I think that rhythm is a lot like description, in that the reader will not necessarily read it as you conceived it and intended it to be read. That's a big part of the reason that sometimes you look at something you wrote long ago, and it seems awful and clunky. That's because you are now approaching it as a reader would, as a fresh set of eyes without your earlier conceptions of how it ought to be read.
Well, maybe, but I think old writing sounds clunky because it usually is clunky. It's more a matter of gained skill, I think.
Rhythm is real, not perceived, and I think most reader break down words in the same way. They can't help but read a one syllable word in a certain way, and a for the great majority, they will read a four sllable word as a four syllable word. They pause slightly for commas, and they stop when they reach a period. They read a four word sentence one way, and a thirty word sentence another way.

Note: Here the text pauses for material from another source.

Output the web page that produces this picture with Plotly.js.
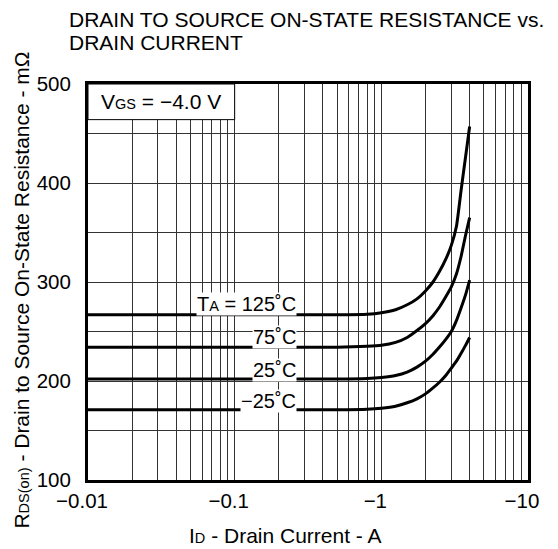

It works just like meter in poetry. Some few may read a poem without sticking to the meter, but most will read it as it's meant to be read. The same technique works in prose, if you've trained your ear to hear it.
I don't think I've ever read anything, including my own work, as anything other than a reader. I see no other way of writing well without reading what you write as a reader would.
We may agree on this, but if so it's because writers do not write well, do not write good rhythm and flow, until they learn to read their own writing as a reader would. This happens very, very fast with some writers, and never with others.